> _Task_: Produce an exact transcription of the listing below, omitting the pictures.

> _Data_:
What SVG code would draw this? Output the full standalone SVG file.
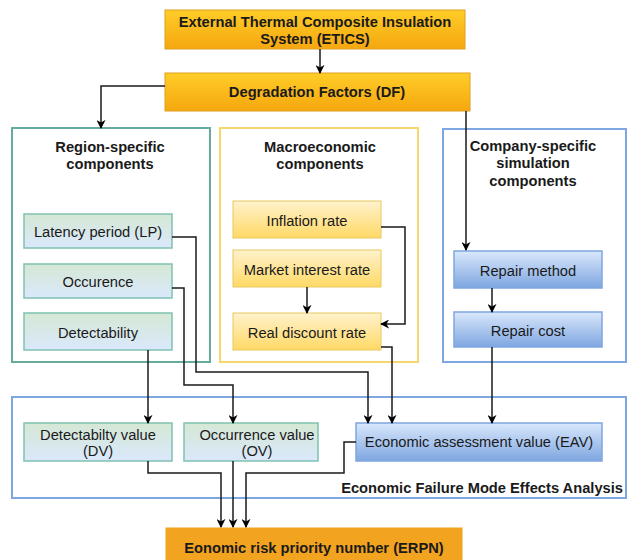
<svg xmlns="http://www.w3.org/2000/svg" width="627" height="560" viewBox="0 0 627 560">
<defs>
<linearGradient id="gOr" x1="0" y1="0" x2="0" y2="1"><stop offset="0" stop-color="#ffcd28"/><stop offset="1" stop-color="#f5a70f"/></linearGradient>
<linearGradient id="gGr" x1="0" y1="0" x2="0" y2="1"><stop offset="0" stop-color="#d5e8d4"/><stop offset="1" stop-color="#dae8fc"/></linearGradient>
<linearGradient id="gYe" x1="0" y1="0" x2="0" y2="1"><stop offset="0" stop-color="#fff2cc"/><stop offset="1" stop-color="#ffd966"/></linearGradient>
<linearGradient id="gBl" x1="0" y1="0" x2="0" y2="1"><stop offset="0" stop-color="#dae8fc"/><stop offset="1" stop-color="#7ea6e0"/></linearGradient>
<marker id="ar" viewBox="0 0 10 10" refX="9" refY="5" markerWidth="9" markerHeight="9" markerUnits="userSpaceOnUse" orient="auto"><path d="M0,0 L10,5 L0,10 L3,5 Z" fill="#000"/></marker>
</defs>
<style>
text{font-family:"Liberation Sans",Arial,sans-serif;fill:#1a1a1a;text-anchor:middle}
.b{font-weight:bold;font-size:14.7px}
.n{font-size:14.7px}
.or{fill:url(#gOr);stroke:#e0a020;stroke-width:1}
.gr{fill:url(#gGr);stroke:#7fc2b0;stroke-width:1.5}
.ye{fill:url(#gYe);stroke:#e8c860;stroke-width:1}
.bl{fill:url(#gBl);stroke:#7ea6e0;stroke-width:1.5}
.c{fill:none;stroke:#1a1a1a;stroke-width:1.5}
.ca{fill:none;stroke:#1a1a1a;stroke-width:1.5;marker-end:url(#ar)}
</style>
<rect width="627" height="560" fill="#fff"/>

<g id="region">
<rect x="12" y="128" width="198" height="234" fill="#fff" stroke="#67ab9f" stroke-width="2"/>
<text class="b" x="110" y="152">Region-specific</text>
<text class="b" x="110" y="169">components</text>
</g>
<g id="macro">
<rect x="220" y="128" width="198" height="234" fill="#fff" stroke="#f5d76e" stroke-width="2"/>
<text class="b" x="320" y="152">Macroeconomic</text>
<text class="b" x="320" y="169">components</text>
</g>
<g id="company">
<rect x="443" y="129" width="183" height="233" fill="#fff" stroke="#7ea6e0" stroke-width="2"/>
<text class="b" x="533" y="151">Company-specific</text>
<text class="b" x="533" y="168">simulation</text>
<text class="b" x="533" y="186">components</text>
</g>
<g id="efma">
<rect x="12" y="397" width="614" height="101" fill="#fff" stroke="#7ea6e0" stroke-width="2"/>
<text class="b" x="623" y="493" style="text-anchor:end">Economic Failure Mode Effects Analysis</text>
</g>

<g id="etics">
<rect class="or" x="165" y="10" width="300" height="39"/>
<text class="b" x="315" y="27">External Thermal Composite Insulation</text>
<text class="b" x="315" y="44">System (ETICS)</text>
</g>
<g id="df">
<rect class="or" x="165" y="73" width="305" height="38"/>
<text class="b" x="317" y="97">Degradation Factors (DF)</text>
</g>

<g id="lp"><rect class="gr" x="24" y="214" width="148" height="34"/><text class="n" x="98" y="237">Latency period (LP)</text></g>
<g id="occ"><rect class="gr" x="24" y="264" width="148" height="34"/><text class="n" x="98" y="287">Occurence</text></g>
<g id="det"><rect class="gr" x="24" y="313" width="148" height="37"/><text class="n" x="98" y="338">Detectability</text></g>

<g id="infl"><rect class="ye" x="233" y="201" width="148" height="37"/><text class="n" x="307" y="226">Inflation rate</text></g>
<g id="mir"><rect class="ye" x="233" y="250" width="148" height="37"/><text class="n" x="307" y="275">Market interest rate</text></g>
<g id="rdr"><rect class="ye" x="233" y="313" width="148" height="37"/><text class="n" x="307" y="338">Real discount rate</text></g>

<g id="rm"><rect class="bl" x="454" y="251" width="148" height="37"/><text class="n" x="528" y="276">Repair method</text></g>
<g id="rc"><rect class="bl" x="454" y="312" width="148" height="35"/><text class="n" x="528" y="336">Repair cost</text></g>

<g id="dv"><rect class="gr" x="24" y="423" width="148" height="38"/><text class="n" x="98" y="440">Detectabilty value</text><text class="n" x="98" y="456">(DV)</text></g>
<g id="ov"><rect class="gr" x="184" y="423" width="134" height="38"/><text class="n" x="257" y="440">Occurrence value</text><text class="n" x="257" y="456">(OV)</text></g>
<g id="eav"><rect class="bl" x="356" y="423" width="246" height="38"/><text class="n" x="479" y="447">Economic assessment value (EAV)</text></g>

<g id="erpn"><rect x="166" y="528" width="296" height="40" fill="#f2a31f" stroke="#f2a31f"/><text class="b" x="314" y="553">Eonomic risk priority number (ERPN)</text></g>

<g id="connectors">
<path class="ca" d="M320,49 V73"/>
<path class="ca" d="M165,86 H101 V128"/>
<path class="ca" d="M466,111 V250"/>
<path class="ca" d="M492,288 V312"/>
<path class="ca" d="M492,347 V423"/>
<path class="ca" d="M307,287 V313"/>
<path class="ca" d="M381,227 H405 V324 H381"/>
<path class="ca" d="M381,347 H392 V423"/>
<path class="ca" d="M172,237 H196 V372 H368 V423"/>
<path class="ca" d="M172,288 H184 V385 H233 V423"/>
<path class="ca" d="M148,350 V423"/>
<path class="ca" d="M148,461 V473 H221 V527"/>
<path class="ca" d="M233,461 V527"/>
<path class="ca" d="M356,442 H344 V473 H246 V527"/>
</g>
</svg>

> _Full response_:
What SVG code would draw this? Output the full standalone SVG file.
<svg xmlns="http://www.w3.org/2000/svg" width="627" height="560" viewBox="0 0 627 560">
<defs>
<linearGradient id="gOr" x1="0" y1="0" x2="0" y2="1"><stop offset="0" stop-color="#ffcd28"/><stop offset="1" stop-color="#f5a70f"/></linearGradient>
<linearGradient id="gGr" x1="0" y1="0" x2="0" y2="1"><stop offset="0" stop-color="#d5e8d4"/><stop offset="1" stop-color="#dae8fc"/></linearGradient>
<linearGradient id="gYe" x1="0" y1="0" x2="0" y2="1"><stop offset="0" stop-color="#fff2cc"/><stop offset="1" stop-color="#ffd966"/></linearGradient>
<linearGradient id="gBl" x1="0" y1="0" x2="0" y2="1"><stop offset="0" stop-color="#dae8fc"/><stop offset="1" stop-color="#7ea6e0"/></linearGradient>
<marker id="ar" viewBox="0 0 10 10" refX="9" refY="5" markerWidth="9" markerHeight="9" markerUnits="userSpaceOnUse" orient="auto"><path d="M0,0 L10,5 L0,10 L3,5 Z" fill="#000"/></marker>
</defs>
<style>
text{font-family:"Liberation Sans",Arial,sans-serif;fill:#1a1a1a;text-anchor:middle}
.b{font-weight:bold;font-size:14.7px}
.n{font-size:14.7px}
.or{fill:url(#gOr);stroke:#e0a020;stroke-width:1}
.gr{fill:url(#gGr);stroke:#7fc2b0;stroke-width:1.5}
.ye{fill:url(#gYe);stroke:#e8c860;stroke-width:1}
.bl{fill:url(#gBl);stroke:#7ea6e0;stroke-width:1.5}
.c{fill:none;stroke:#1a1a1a;stroke-width:1.5}
.ca{fill:none;stroke:#1a1a1a;stroke-width:1.5;marker-end:url(#ar)}
</style>
<rect width="627" height="560" fill="#fff"/>

<g id="region">
<rect x="12" y="128" width="198" height="234" fill="#fff" stroke="#67ab9f" stroke-width="2"/>
<text class="b" x="110" y="152">Region-specific</text>
<text class="b" x="110" y="169">components</text>
</g>
<g id="macro">
<rect x="220" y="128" width="198" height="234" fill="#fff" stroke="#f5d76e" stroke-width="2"/>
<text class="b" x="320" y="152">Macroeconomic</text>
<text class="b" x="320" y="169">components</text>
</g>
<g id="company">
<rect x="443" y="129" width="183" height="233" fill="#fff" stroke="#7ea6e0" stroke-width="2"/>
<text class="b" x="533" y="151">Company-specific</text>
<text class="b" x="533" y="168">simulation</text>
<text class="b" x="533" y="186">components</text>
</g>
<g id="efma">
<rect x="12" y="397" width="614" height="101" fill="#fff" stroke="#7ea6e0" stroke-width="2"/>
<text class="b" x="623" y="493" style="text-anchor:end">Economic Failure Mode Effects Analysis</text>
</g>

<g id="etics">
<rect class="or" x="165" y="10" width="300" height="39"/>
<text class="b" x="315" y="27">External Thermal Composite Insulation</text>
<text class="b" x="315" y="44">System (ETICS)</text>
</g>
<g id="df">
<rect class="or" x="165" y="73" width="305" height="38"/>
<text class="b" x="317" y="97">Degradation Factors (DF)</text>
</g>

<g id="lp"><rect class="gr" x="24" y="214" width="148" height="34"/><text class="n" x="98" y="237">Latency period (LP)</text></g>
<g id="occ"><rect class="gr" x="24" y="264" width="148" height="34"/><text class="n" x="98" y="287">Occurence</text></g>
<g id="det"><rect class="gr" x="24" y="313" width="148" height="37"/><text class="n" x="98" y="338">Detectability</text></g>

<g id="infl"><rect class="ye" x="233" y="201" width="148" height="37"/><text class="n" x="307" y="226">Inflation rate</text></g>
<g id="mir"><rect class="ye" x="233" y="250" width="148" height="37"/><text class="n" x="307" y="275">Market interest rate</text></g>
<g id="rdr"><rect class="ye" x="233" y="313" width="148" height="37"/><text class="n" x="307" y="338">Real discount rate</text></g>

<g id="rm"><rect class="bl" x="454" y="251" width="148" height="37"/><text class="n" x="528" y="276">Repair method</text></g>
<g id="rc"><rect class="bl" x="454" y="312" width="148" height="35"/><text class="n" x="528" y="336">Repair cost</text></g>

<g id="dv"><rect class="gr" x="24" y="423" width="148" height="38"/><text class="n" x="98" y="440">Detectabilty value</text><text class="n" x="98" y="456">(DV)</text></g>
<g id="ov"><rect class="gr" x="184" y="423" width="134" height="38"/><text class="n" x="257" y="440">Occurrence value</text><text class="n" x="257" y="456">(OV)</text></g>
<g id="eav"><rect class="bl" x="356" y="423" width="246" height="38"/><text class="n" x="479" y="447">Economic assessment value (EAV)</text></g>

<g id="erpn"><rect x="166" y="528" width="296" height="40" fill="#f2a31f" stroke="#f2a31f"/><text class="b" x="314" y="553">Eonomic risk priority number (ERPN)</text></g>

<g id="connectors">
<path class="ca" d="M320,49 V73"/>
<path class="ca" d="M165,86 H101 V128"/>
<path class="ca" d="M466,111 V250"/>
<path class="ca" d="M492,288 V312"/>
<path class="ca" d="M492,347 V423"/>
<path class="ca" d="M307,287 V313"/>
<path class="ca" d="M381,227 H405 V324 H381"/>
<path class="ca" d="M381,347 H392 V423"/>
<path class="ca" d="M172,237 H196 V372 H368 V423"/>
<path class="ca" d="M172,288 H184 V385 H233 V423"/>
<path class="ca" d="M148,350 V423"/>
<path class="ca" d="M148,461 V473 H221 V527"/>
<path class="ca" d="M233,461 V527"/>
<path class="ca" d="M356,442 H344 V473 H246 V527"/>
</g>
</svg>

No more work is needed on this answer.